Remember that there are various options when it comes to cremation, including communal or private cremation. If you’re planning to use your pet’s ashes for a specific memorial, do bare in mind that although crematoriums do make an effort to keep ashes separate during communal cremations, this cannot be guaranteed.
How much does it cost to cremate a dog?
The cost of dog cremation varies between different crematoriums and the options that they offer. These options depend on a variety of factors, such as the size of dog and whether a communal or private cremation is preferred. So, how much does it cost to cremate a dog? Overall costs will generally run to over £100.
Some owners choose to bury their dog at home. This option reduces the cost of dead dog disposal by avoiding expensive cremation costs and gives a final resting place to beloved pets, at home. If you’re thinking about home burial, it’s important to consider local laws. In the UK, it is legal to bury pets in a garden that you own. It isn’t legal to bury animals in the gardens of rented accommodation, any property that you don’t own, or in public places. If you choose to bury your dog, check with your vet that their remains are not hazardous to human health before proceeding and choose a place away from water sources.
When burying a dog at home, ensure that their grave is no less than three feet deep, to ensure that their remains stay covered.

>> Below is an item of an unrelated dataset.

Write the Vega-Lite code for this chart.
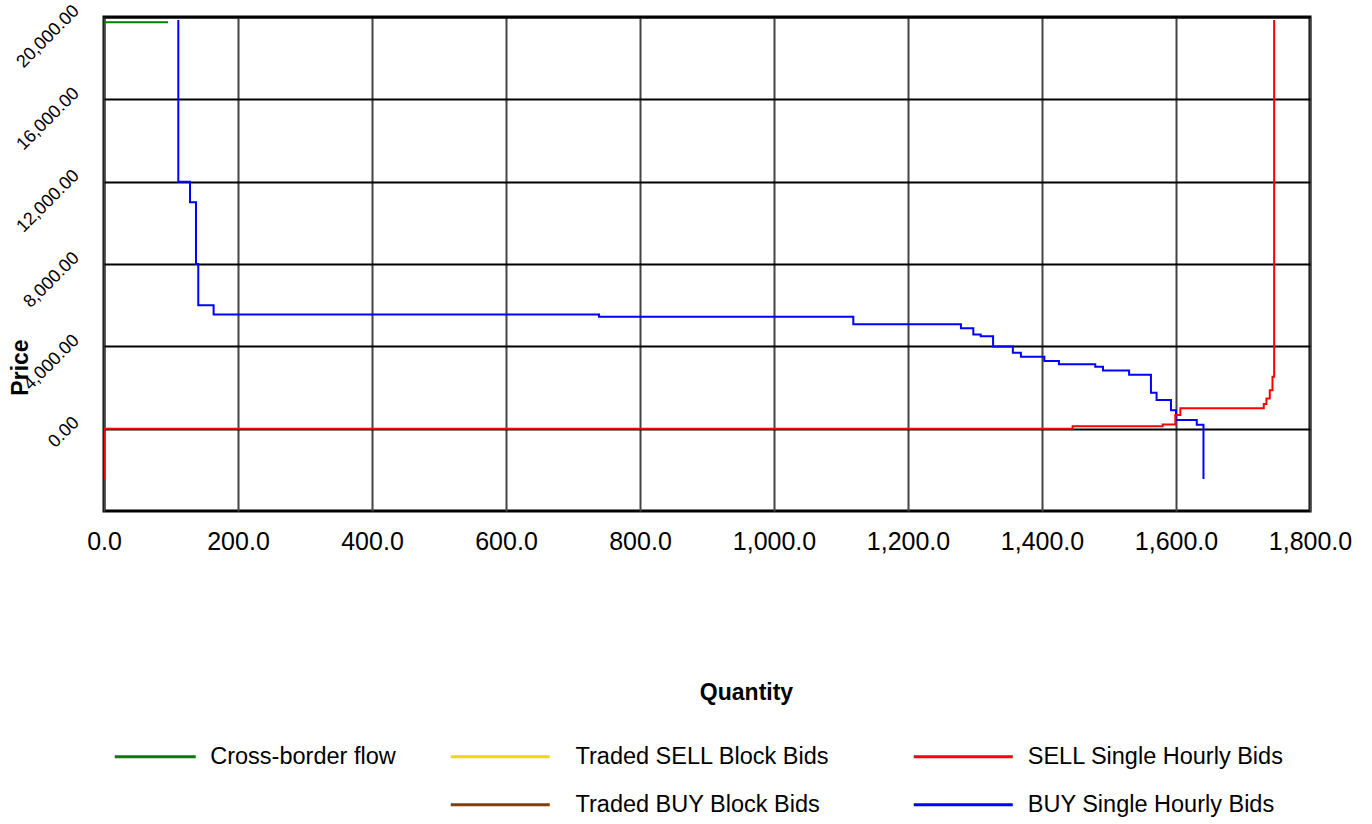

You may also wish to mark the burial site with a covering of stone, or even a potted plant.
There are some pet cemeteries and crematoriums around the UK that will provide burial services for dogs. This is generally a more expensive option than dog cremation, the final price being dependent on weight. Cemeteries may also require that remains be buried in a coffin or other container, which further adds to the overall cost.
Pet cemeteries will offer individual plots for dog burial and you may also erect a headstone or other memorial marker over the gravesite.
Grieving a pet
What to do when your dog dies is just the beginning of a process that can be very difficult for pet owners. For many, the passing of a beloved pet is similar to the death of a friend or family member and you should always seek support if needed.
Grieving a pet is always difficult, but there are many support groups and organisations to reach out to during this time.